§ Information supplied

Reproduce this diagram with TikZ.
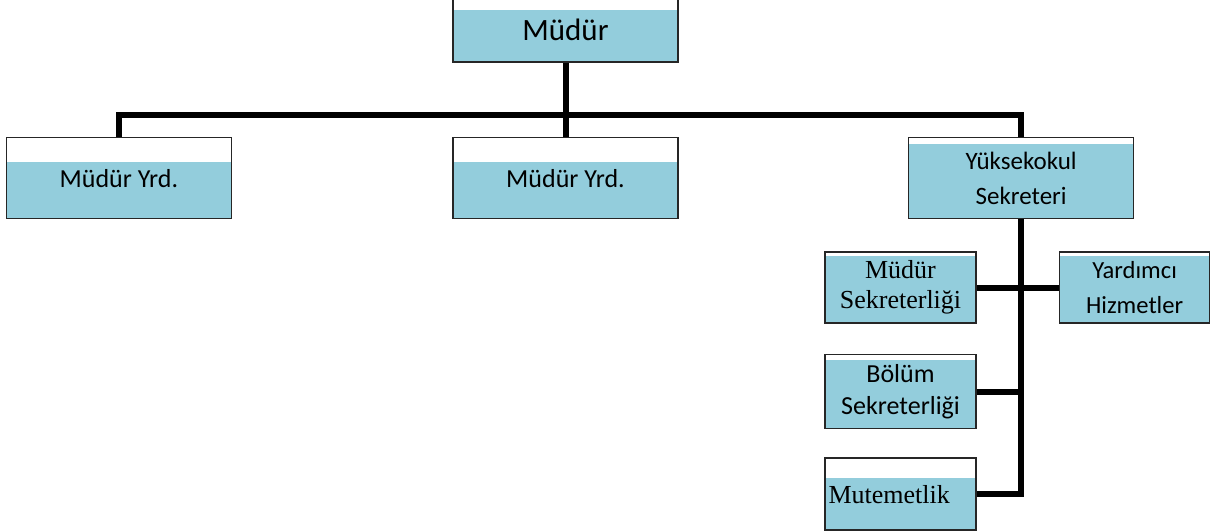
\documentclass[tikz,border=0pt]{standalone}
\usepackage{fontspec}
\setmainfont{Carlito}
\newfontfamily\timesfont{Liberation Serif}
\usepackage{xcolor}
\definecolor{Pale Aqua}{HTML}{93CDDC}
\colorlet{cAqua}{Pale Aqua}
\usepackage{tikz}
\usetikzlibrary{positioning}
\tikzset{
	x = .5pt,
	y = -.5pt,
	font = \fontsize{13}{16}\selectfont,
	office/.style={
		draw=black!85,
		line width=.8pt,
		fill=white,
		inner sep=0pt,
		align=center,
		path picture={
			\fill[cAqua] ([yshift=-#1]path picture bounding box.north west)
				rectangle (path picture bounding box.south east);
		}
	},
	office/.default=2pt,
	wide/.style={
		minimum width=112.5pt,
		minimum height=40.5pt
	},
	small/.style={
		minimum width=75.5pt,
		minimum height=35.5pt
	},
	link/.style={
		line width=3pt
	}
}

\begin{document}
\begin{tikzpicture}
\clip (0,0) rectangle (1224,530);

% ---
% top level
% ---
\node[office=6pt, wide, minimum height=32pt, font=\fontsize{15.5}{18}\selectfont] at (565.5,30) (mud) {Müdür};
\node[office=12pt, wide, below=37pt of mud] (yrd-b) {Müdür Yrd.};
\node[office=12pt, wide, left=110pt of yrd-b] (yrd-a) {Müdür Yrd.};
\node[office=3pt, wide, right=114.5pt of yrd-b, font=\fontsize{12.5}{17.5}\selectfont] (ysek) {Yüksekokul\\Sekreteri};

% ---
% units under the secretary
% ---
\node[office, small, font=\timesfont\fontsize{13}{15}\selectfont] at (900.5,287.5) (msek) {Müdür\\Sekreterliği};
\node[office, small, minimum width=75pt, right=41pt of msek, font=\fontsize{12.3}{17.5}\selectfont] (yhiz) {Yardımcı\\Hizmetler};
\node[office=2.5pt, small, minimum height=37pt, below=15pt of msek] (bsek) {Bölüm\\Sekreterliği};
\node[office=10pt, small, minimum height=36pt, below=14pt of bsek, align=left, text width=72pt, font=\timesfont\fontsize{13}{15}\selectfont] (mutem) {Mutemetlik};

\coordinate (hub) at (565.5,115);

\draw[link] (mud) -- (yrd-b);
\draw[link] (yrd-a.north) |- (hub) -| (ysek.north);
\draw[link] (ysek.south) |- (mutem.east);
\draw[link] (msek.east) -- (yhiz.west);
\draw[link] (bsek.east) -- (bsek.east -| ysek.south);
\end{tikzpicture}
\end{document}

§ Task brief
Quote all the lines above exactly as given. Do not include the pictures.

§ Solution for this task
Reproduce this diagram with TikZ.
\documentclass[tikz,border=0pt]{standalone}
\usepackage{fontspec}
\setmainfont{Carlito}
\newfontfamily\timesfont{Liberation Serif}
\usepackage{xcolor}
\definecolor{Pale Aqua}{HTML}{93CDDC}
\colorlet{cAqua}{Pale Aqua}
\usepackage{tikz}
\usetikzlibrary{positioning}
\tikzset{
	x = .5pt,
	y = -.5pt,
	font = \fontsize{13}{16}\selectfont,
	office/.style={
		draw=black!85,
		line width=.8pt,
		fill=white,
		inner sep=0pt,
		align=center,
		path picture={
			\fill[cAqua] ([yshift=-#1]path picture bounding box.north west)
				rectangle (path picture bounding box.south east);
		}
	},
	office/.default=2pt,
	wide/.style={
		minimum width=112.5pt,
		minimum height=40.5pt
	},
	small/.style={
		minimum width=75.5pt,
		minimum height=35.5pt
	},
	link/.style={
		line width=3pt
	}
}

\begin{document}
\begin{tikzpicture}
\clip (0,0) rectangle (1224,530);

% ---
% top level
% ---
\node[office=6pt, wide, minimum height=32pt, font=\fontsize{15.5}{18}\selectfont] at (565.5,30) (mud) {Müdür};
\node[office=12pt, wide, below=37pt of mud] (yrd-b) {Müdür Yrd.};
\node[office=12pt, wide, left=110pt of yrd-b] (yrd-a) {Müdür Yrd.};
\node[office=3pt, wide, right=114.5pt of yrd-b, font=\fontsize{12.5}{17.5}\selectfont] (ysek) {Yüksekokul\\Sekreteri};

% ---
% units under the secretary
% ---
\node[office, small, font=\timesfont\fontsize{13}{15}\selectfont] at (900.5,287.5) (msek) {Müdür\\Sekreterliği};
\node[office, small, minimum width=75pt, right=41pt of msek, font=\fontsize{12.3}{17.5}\selectfont] (yhiz) {Yardımcı\\Hizmetler};
\node[office=2.5pt, small, minimum height=37pt, below=15pt of msek] (bsek) {Bölüm\\Sekreterliği};
\node[office=10pt, small, minimum height=36pt, below=14pt of bsek, align=left, text width=72pt, font=\timesfont\fontsize{13}{15}\selectfont] (mutem) {Mutemetlik};

\coordinate (hub) at (565.5,115);

\draw[link] (mud) -- (yrd-b);
\draw[link] (yrd-a.north) |- (hub) -| (ysek.north);
\draw[link] (ysek.south) |- (mutem.east);
\draw[link] (msek.east) -- (yhiz.west);
\draw[link] (bsek.east) -- (bsek.east -| ysek.south);
\end{tikzpicture}
\end{document}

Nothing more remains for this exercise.